The market which the energetic Mr Frank is most optimistic about is however a more established private banking heartland, closer to home, in the middle of Europe.

“Germany is still the largest economy in Europe,” he says, with a wistful look in his eyes, dreaming about how large this market can grow. This one is more of a personal challenge for Mr Frank, who took charge of the German operation initially, building up a 40-strong force of private bankers last year.

“We have a big team in place and are starting to gain trust and open accounts. We are well positioned as the leader of wealth management in Europe, but we were not in the biggest country in Europe and that was something we had to correct,” says Mr Frank, showing the resilient, long-term mindset the German programme of expansion will require. “There was a gap. When you want to be the leader in Europe, you cannot ignore Germany.”

The Teutonic market forms a key pillar of BNP Paribas group priorities, he explains. “From a group point of view, Germany is now at the top of the development list, like Asia was in 2012. Then it was part of the group plan to grow Asia massively.
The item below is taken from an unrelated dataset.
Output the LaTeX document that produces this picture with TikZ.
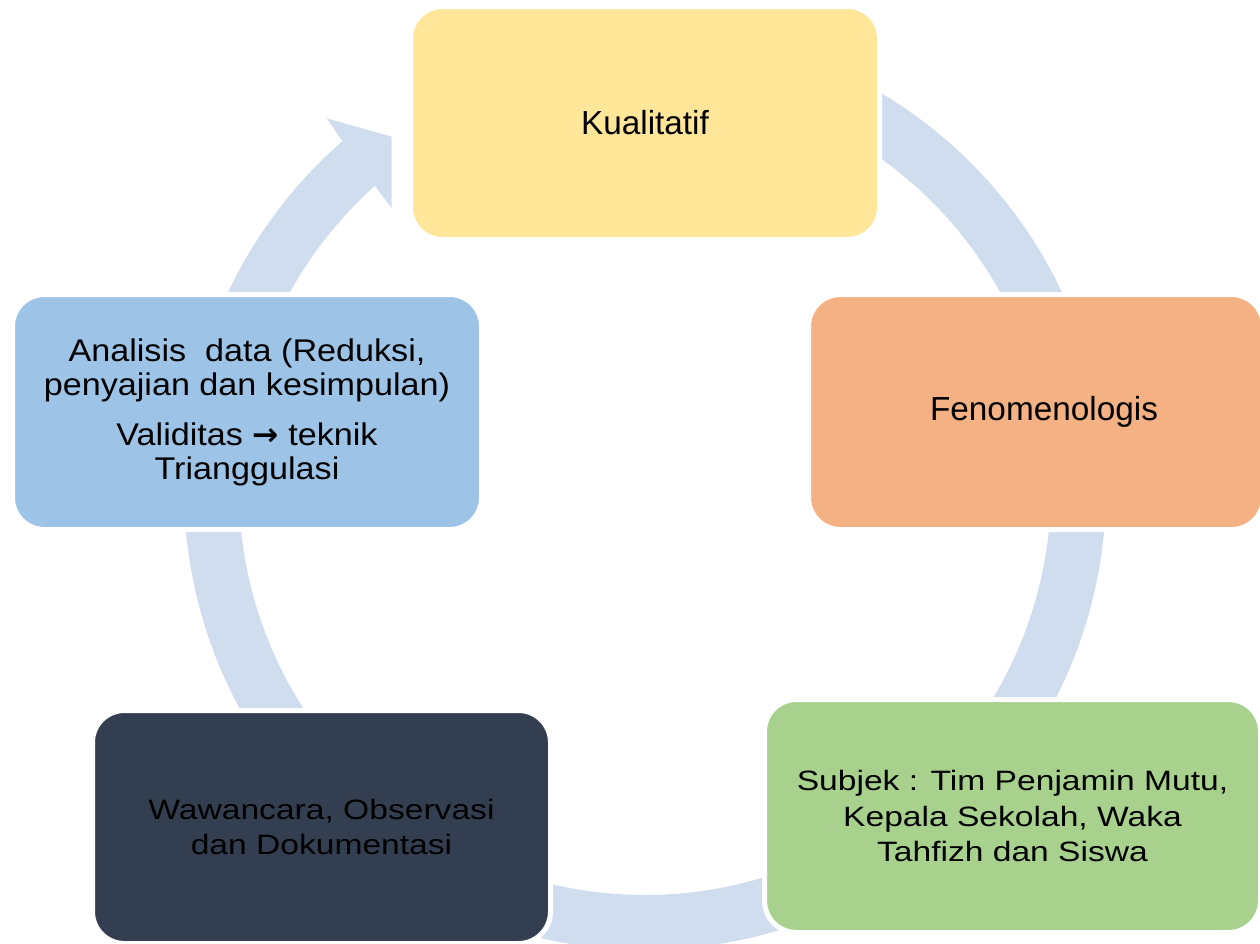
\documentclass[tikz,border=0pt]{standalone}
\usepackage{fontspec}
\setmainfont{Liberation Sans}
\newfontfamily\midfont[FakeStretch=1.09]{Liberation Sans}
\newfontfamily\widefont[FakeStretch=1.2]{Liberation Sans}
\newfontfamily\panahfont{DejaVu Sans}
\usetikzlibrary{calc}
\definecolor{arcblue}{RGB}{208,221,238}
\definecolor{kuning}{RGB}{255,230,153}
\definecolor{oranye}{RGB}{244,177,131}
\definecolor{hijau}{RGB}{169,209,142}
\definecolor{navy}{RGB}{51,63,80}
\definecolor{biru}{RGB}{157,195,230}
\tikzset{every picture/.style={line width=0.75pt}}
\tikzset{arus/.style={fill=arcblue},
  blok/.style={draw=white, line width=3.75pt, rounded corners=24pt, inner sep=0pt, align=center, text=black}}

\begin{document}
\begin{tikzpicture}[x=0.75pt,y=0.75pt,yscale=-1,xscale=1]
\useasboundingbox (0,0) rectangle (1260,943);
\coordinate (ctr) at (645,489);

%Shape: Block Arc (kualitatif to fenomenologis)
\fill [arus] ($(ctr)+(270:461)$) arc [start angle=270, end angle=355, radius=461] -- ($(ctr)+(355:406)$) arc [start angle=355, end angle=270, radius=406] -- cycle;
%Shape: Block Arc (fenomenologis to subjek)
\fill [arus] ($(ctr)+(-5:461)$) arc [start angle=-5, end angle=55, radius=461] -- ($(ctr)+(55:406)$) arc [start angle=55, end angle=-5, radius=406] -- cycle;
%Shape: Block Arc (subjek to wawancara)
\fill [arus] ($(ctr)+(60:461)$) arc [start angle=60, end angle=120, radius=461] -- ($(ctr)+(120:406)$) arc [start angle=120, end angle=60, radius=406] -- cycle;
%Shape: Block Arc (wawancara to analisis)
\fill [arus] ($(ctr)+(125:461)$) arc [start angle=125, end angle=185, radius=461] -- ($(ctr)+(185:406)$) arc [start angle=185, end angle=125, radius=406] -- cycle;
%Shape: Circular Arrow (analisis to kualitatif)
\fill [arus] ($(ctr)+(190:461)$) arc [start angle=190, end angle=228.97, radius=461] -- (326.7,118.3) -- (391.7,136.7) -- (391.7,208.3) -- ($(ctr)+(228.3:406)$) arc [start angle=228.3, end angle=190, radius=406] -- cycle;

% Text Node
\node [blok, fill=kuning, minimum width=351.75pt, minimum height=174.75pt, font={\fontsize{25}{30}\selectfont}] (kual) at (645,123) {Kualitatif};
% Text Node
\node [blok, fill=oranye, minimum width=341.25pt, minimum height=176.25pt, font={\fontsize{25}{30}\selectfont}] (fenom) at (1036,412) {\hspace*{12pt}Fenomenologis};
% Text Node
\node [blok, fill=hijau, minimum width=372pt, minimum height=174.75pt, font={\widefont\fontsize{21}{26.5}\selectfont}] (subj) at (1012.5,816) {Subjek : Tim Penjamin Mutu,\\Kepala Sekolah, Waka\\Tahfizh dan Siswa};
% Text Node
\node [blok, fill=navy, minimum width=343.5pt, minimum height=174.75pt, font={\widefont\fontsize{21}{26.5}\selectfont}] (wawa) at (321.5,827) {Wawancara, Observasi\\dan Dokumentasi};
% Text Node
\node [blok, fill=biru, minimum width=351.75pt, minimum height=176.25pt, font={\midfont\fontsize{23.5}{25.5}\selectfont}] (anal) at (247,412) {Analisis\ \ data (Reduksi,\\penyajian dan kesimpulan)\\[12pt]Validitas {\panahfont\bfseries →} teknik\\Trianggulasi};

\end{tikzpicture}
\end{document}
Today it is the group plan that Germany must be grown, significantly.”

The group identified Germany as a strategic target in 2014, aiming to achieve 8 per cent annual growth there each year, to reach €2bn in revenues by 2020. Relationship managers have since been recruited from major German banks. “We have persuaded leading players in the industry, who already had a job, to leave their current employer for a bank with a name, but no activity in wealth management in Germany,” says Mr Frank, showing immense pride in his recruitment drive.

The operation there is now being masterminded by Michael Arends, previously with Bethmann Bank – ABN Amro’s German wealth franchise – and before that at UBS. “In Germany, if we didn’t have the franchise in corporate and investment banking, we would not have gone out on our own in wealth management and been able to hire 40 people,” he says.

The plan is now to boost numbers of bankers to 150 within three years, targeting wealth generated by Germany’s ‘Mittelstand’ segment of small and medium-sized firms. The biggest draw for BNP Paribas in Germany is the bank’s real estate franchise, confirms Mr Frank.

Family fortunes

As well as targeting these geographical segments, Mr Frank understands his work must take him closer to the families which control the wealth, especially the younger generation, whose fortunes are closely linked to those of the family firm.

“Many of them want to demonstrate to their parents that they can succeed independently,” he says, before perhaps taking over the family business at a later stage. “They want to show they can be entrepreneurs too.”

Bringing these young entrepreneurs together in both live and electronic forums is also an increasing part of his work in serving the world’s wealthiest families.

The latest development involves connecting billionaires living in different continents. “European families want to know how their peers are doing in Hong Kong or Brazil. We bring them together at the Opera in Paris or the Roland Garros tennis tournament and get extremely positive feedback, especially from our Middle Eastern clients.”

The bank has now digitised this process through its Leaders Connection app, facilitating an electronic network of its wealthiest clients, after putting them through a stringent KYC process. This system of networks and peer-group validation is clearly becoming a strategy for future growth at private banks and BNP Paribas is taking the lead with this approach.

“Within a country, ultra-high net worth clients often get together. They know and trust each other, sometimes they will trust another family more than a bank,” admits Mr Frank. “We can have the best due diligence team but if another family tells them about an investment, they will listen to them more than they do to us.”